Protect confidential information. Be thoughtful about what you publish. You must make sure you do not disclose or use confidential information. Students and parents should not be cited or referenced without their approval. Before posting pictures of students on social media, check with the publications office to make sure that the students who will be published have the
permission of their parent/guardian to be published.

It is acceptable to discuss general details about projects, lessons, or events and to use non-identifying pseudonyms for an individual (e.g., Teacher A) so long as the information provided does not make it easy for someone to identify the individual or violate any privacy laws.

Perception can be reality. In online networks, the lines between public and private, personal and professional are blurred.
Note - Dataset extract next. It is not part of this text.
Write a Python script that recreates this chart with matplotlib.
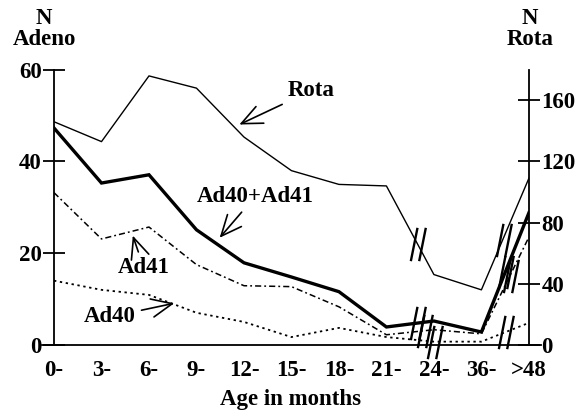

Just by identifying yourself as a District employee, you are creating perceptions about your expertise and about the District by community members, parents, students, and the general public; and you are creating perceptions about yourself with your colleagues and managers. If you choose to join or engage with District students and
families in a social media context, do so in a professional manner, ever mindful that in the minds of students, families, colleagues and the public, you are a District employee. Be sure that all content associated with you is consistent with your work and with the District’s professional standards.

Be a positive role model. The line between professional and personal relationships may be blurred within a social media context. Educational employees have a responsibility to maintain appropriate employee-student relationships, whether on or off duty. Both the law and public expectations hold educational employees to a higher standard of conduct than the
general public.

Don’t forget your day job. You should make sure that your online activities do not interfere with your job. Remember that District technologies are provided for educational use. Use of social media for personal use during District time or on District equipment is prohibited.